Алик, как ты думаешь? У нас же тоже было право первой ночи. Барину как же не драть крепостных девок. В хвост, как говорится, и в гриву. Даже Александр Сергеич Пушкин в этом замечен. Даже некоторые имена известны. Некая была крепостная девица Феврония, с которой Пушкин развлекался. И она как-то его даже вдохновляла. Жаль, что тогда не было видео, может, нам, благодарным потомкам, достался бы компромат на поэта — что на твоего Скуратова… А вот еще в 2000-м был юбилей Пьехи.

— Я думаю, ей теперь 70, да?

— Ну, не девочка. Хотел бы ты быть бабой 70 лет?

— Нет. А ты? — Нет.

— Почему? Что тебя смущает? Слово «баба» или слово «70 лет»?

— Да все вместе. И бабой…

— А хотел бы ты быть бабой в 20 лет?

— Нет. Мне кажется, что баба — при всем при том, что я такой либерал — ой, извини, я при тебе обещался не называть себя либералом, — мне кажется, что бабам все-таки тяжелей живется, безусловно.

— За это мы их и любим. То есть тебе бы не хотелось, чтобы в тебя кто-нибудь влюбился? Он бы тебя домогался, он бы за тобой ухаживал. Разве ты не хочешь испытать эти чувства? Тебе же никогда в жизни не придется испытать эти чувства.

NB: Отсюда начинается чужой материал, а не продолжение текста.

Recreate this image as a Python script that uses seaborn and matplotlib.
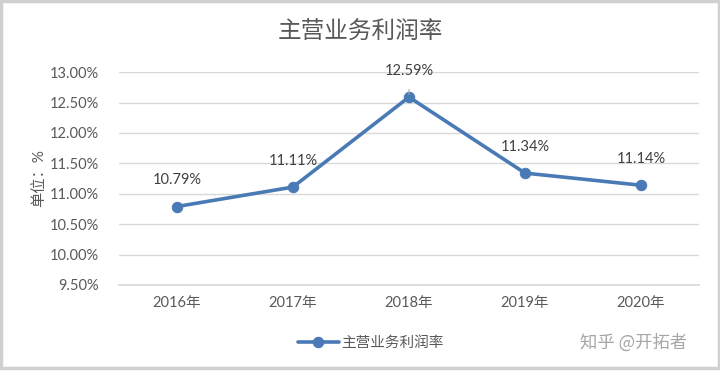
import matplotlib
matplotlib.use("Agg")
import matplotlib.pyplot as plt
import seaborn as sns
import pandas as pd
from matplotlib.patches import Rectangle

years = ["2016年", "2017年", "2018年", "2019年", "2020年"]
margin = [10.79, 11.11, 12.59, 11.34, 11.14]
yticks = [9.5, 10.0, 10.5, 11.0, 11.5, 12.0, 12.5, 13.0]

sns.set_theme(style="white")
plt.rcParams['font.family'] = ['Lato', 'Noto Sans CJK SC', 'DejaVu Sans']

df = pd.DataFrame({"year": years, "rate": margin})

fig = plt.figure(figsize=(7.2, 3.72), dpi=100)
ax = fig.add_axes([0.165, 0.234, 0.806, 0.572])

line_c = "#4a7ab5"
sns.lineplot(data=df, x="year", y="rate", ax=ax, color=line_c, lw=2.6,
             marker="o", markersize=7.5, markeredgecolor=line_c, sort=False,
             label="主营业务利润率")

ax.set_xlim(-0.5, len(years) - 0.5)
ax.set_ylim(9.5, 13.0)
ax.set_yticks(yticks)
ax.set_yticklabels([f"{v:.2f}%" for v in yticks], fontsize=10.5, color="#595959")
ax.tick_params(axis="x", labelsize=10.5, colors="#595959", pad=8, length=0)
ax.tick_params(axis="y", pad=14, length=0)
ax.grid(axis="y", color="#d9d9d9", lw=1)
for s in ["top", "right", "left"]:
    ax.spines[s].set_visible(False)
ax.spines["bottom"].set_color("#d9d9d9")
ax.set_xlabel("")
ax.set_ylabel("单位：%", fontsize=11, color="#595959")
ax.yaxis.set_label_coords(-0.125, 0.5)

for i, v in enumerate(margin):
    ax.annotate(f"{v:.2f}%", (i, v), xytext=(0, 14), textcoords="offset points",
                ha="center", va="bottom", fontsize=10.5, color="#404040")
# leader line for 2018 label
ax.annotate("", (2, margin[2]), xytext=(2, margin[2] + 0.17),
            arrowprops=dict(arrowstyle="-", color="#a6a6a6", lw=0.8))

fig.text(0.5, 0.912, "主营业务利润率", ha="center", va="center", fontsize=17,
         color="#595959", family=['Noto Sans CJK SC'])

ax.legend(loc="center", bbox_to_anchor=(0.515, 0.078), bbox_transform=fig.transFigure,
          frameon=False, fontsize=10.5, labelcolor="#595959", handlelength=2.8,
          handletextpad=0.2)

fig.text(0.88, 0.078, "知乎 @开拓者", ha="center", va="center", fontsize=12.5,
         color="#a6a6a6", family=['Noto Sans CJK SC'])

fig.patches.append(Rectangle((0.002, 0.012), 0.996, 0.984, transform=fig.transFigure,
                             fill=False, edgecolor="#d0d0d0", lw=2.5))

fig.savefig("out.png", dpi=100)
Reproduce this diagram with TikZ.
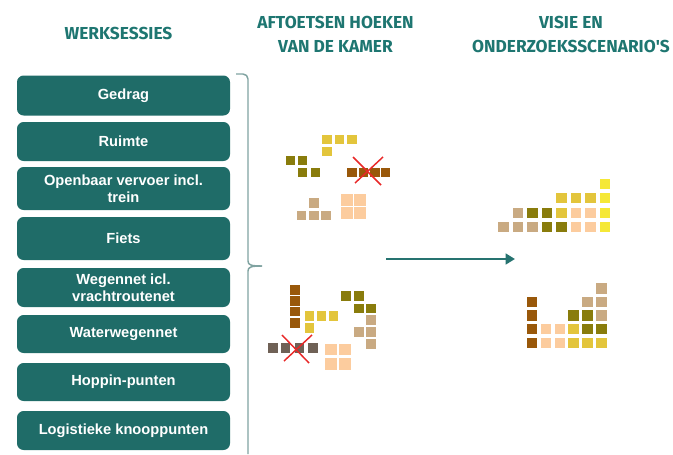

— Ну почему? Пидорасы за мной ухаживали в молодости. Ничего интересного, я тебе скажу. Я понял тогда, когда за мной пидорасы ухаживали, что, когда за тобой ухаживают…

— (Печально.) А за мной никто не ухаживал…

— Так вот я понял, что, когда тебе с человеком не хочется е…аться, а он пристает с ухаживаниями, то это просто тошно. И ты думаешь одну думу: когда же вы отъе…етесь?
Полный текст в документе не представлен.